Johanna HabererPrivat
20.10.2010
Sexagesimae
Denn das Wort Gottes ist lebendig und kräftig und schärfer denn ein zweischneidiges Schwert und dringt durch, bis es scheidet Seele und Geist, auch Mark und Bein, und ist ein Richter der Gedanken und Sinne des Herzens. Und kein Geschöpf ist vor ihm verborgen, sondern es ist alles bloß und aufgedeckt vor Gottes Augen, dem wir Rechenschaft geben müssen.
Hebräer 4,12-13

Im Jahr der Bibel wurde über das Wort Gottes viel geschrieben; über die Bibel im Gedächtnis unserer Kultur und die Bibel in unserem Leben. Was aber das Bibelwort bewirken kann, wenn man es als Richt- und Leitschnur des Lebens betrachtet, das kann man nur dem gelebten Leben abspüren, das heißt, wenn Menschen beginnen zu erzählen, was Worte der Bibel mit ihnen gemacht haben: Mancher wurde wachgerüttelt und zurechtgebogen, mancher getragen und getröstet. Dies zeigt: Nicht wir übersetzen diese lebendigen Worte der archaischen Psalmtexte oder der Erzählungen aus alten Zeiten in unser Leben und in unsere Zeit, sondern es ist genau umgekehrt. Wenn wir sie immer wieder lesen, diese Texte, die ja etwas von gutem dunklem Brot an sich haben, das man lange kauen kann, dann schreiben sich diese Texte in unser Leben ein ­ und Jahrtausende schrumpfen vor der Aktualität des biblischen Wortes.

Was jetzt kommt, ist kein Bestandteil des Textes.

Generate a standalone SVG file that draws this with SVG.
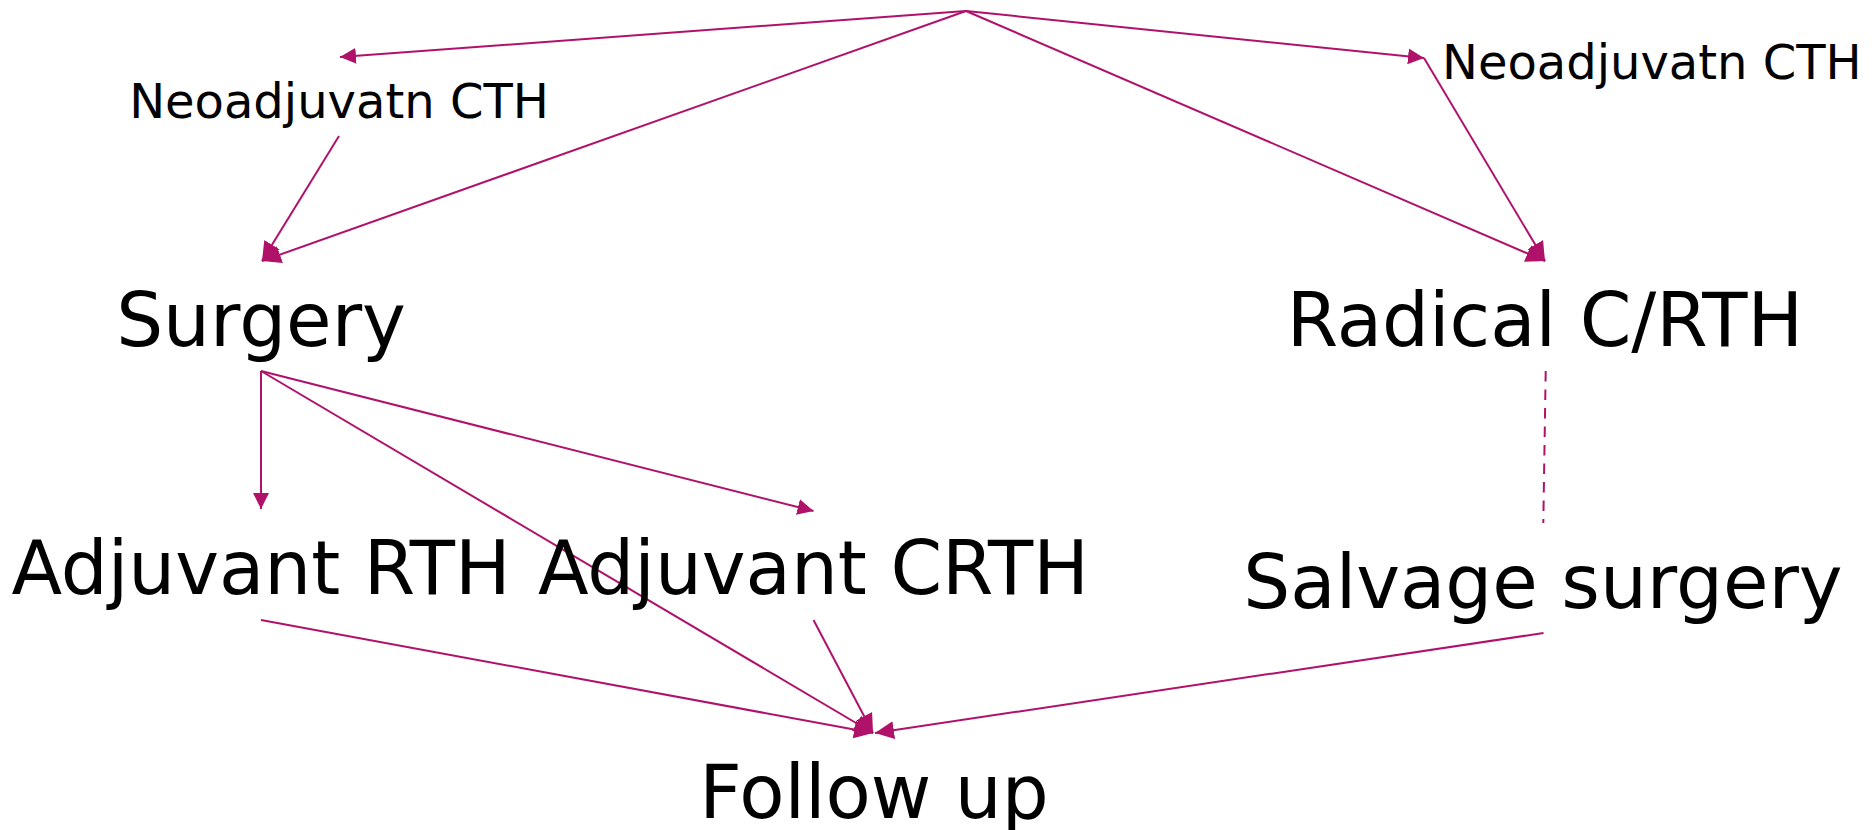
<svg xmlns="http://www.w3.org/2000/svg" width="1876" height="830" viewBox="0 0 1876 830">
<style>
.lbl{font-family:"DejaVu Sans","Liberation Sans",sans-serif;fill:#000;}
.big{font-size:74px;text-anchor:middle;}
.small{font-size:48px;}
.e{stroke:#b0126a;stroke-width:2;fill:none;marker-end:url(#ah);}
.e2{stroke:#b0126a;stroke-width:2;fill:none;marker-end:url(#ah2);}
.d{stroke:#b0126a;stroke-width:2;fill:none;stroke-dasharray:10.5 8;}
</style>
<defs>
<marker id="ah" markerUnits="userSpaceOnUse" markerWidth="16" markerHeight="16" refX="16" refY="8" orient="auto">
<path d="M0,0 L16,8 L0,16 z" fill="#b0126a"/>
</marker>
<marker id="ah2" markerUnits="userSpaceOnUse" markerWidth="19" markerHeight="18" refX="19" refY="9" orient="auto">
<path d="M0,0 L19,9 L0,18 z" fill="#b0126a"/>
</marker>
</defs>
<rect width="1876" height="830" fill="#fff"/>
<g id="connectors">
<line class="e" x1="966" y1="11" x2="340" y2="57"/>
<line class="e2" x1="966" y1="11" x2="262" y2="261"/>
<line class="e" x1="966" y1="11" x2="1424" y2="58"/>
<line class="e2" x1="966" y1="11" x2="1545" y2="261"/>
<line class="e2" x1="339" y1="136" x2="262" y2="261"/>
<line class="e2" x1="1424" y1="58" x2="1545" y2="261"/>
<line class="e" x1="261" y1="371" x2="261" y2="509"/>
<line class="e" x1="261" y1="371" x2="813.5" y2="511"/>
<line class="e2" x1="261" y1="371" x2="873" y2="733"/>
<line class="e2" x1="261" y1="620" x2="873" y2="733"/>
<line class="e2" x1="813.5" y1="620" x2="873" y2="733"/>
<line class="e2" x1="1543.5" y1="633" x2="875" y2="733"/>
<line class="d" x1="1545.7" y1="371" x2="1543.3" y2="523"/>
</g>
<g id="neoadj-left"><text class="lbl small" x="339" y="118" text-anchor="middle">Neoadjuvatn CTH</text></g>
<g id="neoadj-right"><text class="lbl small" x="1442" y="79">Neoadjuvatn CTH</text></g>
<g id="surgery"><text class="lbl big" x="261" y="346">Surgery</text></g>
<g id="radical"><text class="lbl big" x="1545" y="346">Radical C/RTH</text></g>
<g id="adj-rth"><text class="lbl big" x="261" y="594">Adjuvant RTH</text></g>
<g id="adj-crth"><text class="lbl big" x="813.5" y="594">Adjuvant CRTH</text></g>
<g id="salvage"><text class="lbl big" x="1543" y="608">Salvage surgery</text></g>
<g id="followup"><text class="lbl big" x="874" y="818">Follow up</text></g>
</svg>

Von dieser Kraft des Wortes Gottes wusste der Dichter und Schriftsteller Jochen Klepper (1903­1942), dem unser Gesangbuch Texte verdankt, die direkt aus der Bibel hervorgezaubert scheinen: "Die Nacht ist vorgedrungen, der Tag ist nicht mehr fern", so sangen wir im Advent und "Der Du die Zeit in Händen hast, so nimm auch dieses Jahres Last und wandle sie in Segen" zu Silvester.

Jochen Klepper beging zusammen mit seiner jüdischen Frau und seiner Stieftochter Selbstmord, als er begriff, dass sie keine Chance zum Überleben in Deutschland hatten. Damals war er 39 Jahre alt und der Gedanke, wie viel lebendiges Wort er noch hätte schaffen können, wie viel Literatur ­ gesättigt von Bibel und Erfahrung ­ er noch hätte schreiben können, wenn er das so genannte Dritte Reich überlebt hätte, lässt einen verzweifeln.

Jochen Klepper wohnte in den biblischen Worten, ohne sie platt auf sich selbst anzuwenden. Er schreibt: "Ich merke nur, dass das Leben unter dem Begreifen von Bibelworten hingeht, von denen man keine auf eine bestimmte Situation hin anzuwenden oder nur auszudeuten wagt. Nie mehr, glaube ich, werde ich Bibelworte auf einzelne Situationen des Lebens beziehen. Aber über dem ganzen Leben stehen sie und halten es und treiben es vorwärts und keine Müdigkeit, keine Enttäuschung, keine Wut kann dagegen an."

Hat diesem Frommen, diesem Heiligen des zwanzigsten Jahrhunderts die Bibel nicht geholfen, als er keinen Ausweg mehr sah? Verurteilt die Bibel nicht die Selbsttötung so grundsätzlich, dass nur der Verräter Judas damit in Verbindung gebracht werden kann? Ja, hätte das Wort Gottes dem theologisch gebildeten Schriftsteller Klepper nicht durch die Seele schneiden müssen, bevor er Hand an sich legte? Der katholische Schriftsteller Reinhold Schneider hat eine andere Deutung für das Schicksal seines Freundes gefunden: "Jochen Klepper nahm seine Frau und die jüngste Tochter an der Hand und eilte zu Gott, ehe er sie gerufen hatte. Das war ein Akt des Glaubens: Schütze, die ich nicht mehr schützen kann."

Im 102. Psalm heißt es: "Er demütigt auf dem Wege meine Kraft; er verkürzt meine Tage. Ich sage: Mein Gott, nimm mich nicht weg in der Hälfte meiner Tage!" Wie viele Menschen müssen das aushalten, dass ihre Tage scheinbar vorzeitig enden! Der bibeltreue Klepper hat in der ersten Fassung seines Liedes über die Zeit die Erfahrung vom gewaltsam verkürzten Leben ans Ende gesetzt: "Lass, sind die Tage auch verkürzt, wie wenn ein Stein in Tiefen stürzt ­ uns dir nur nicht entgleiten."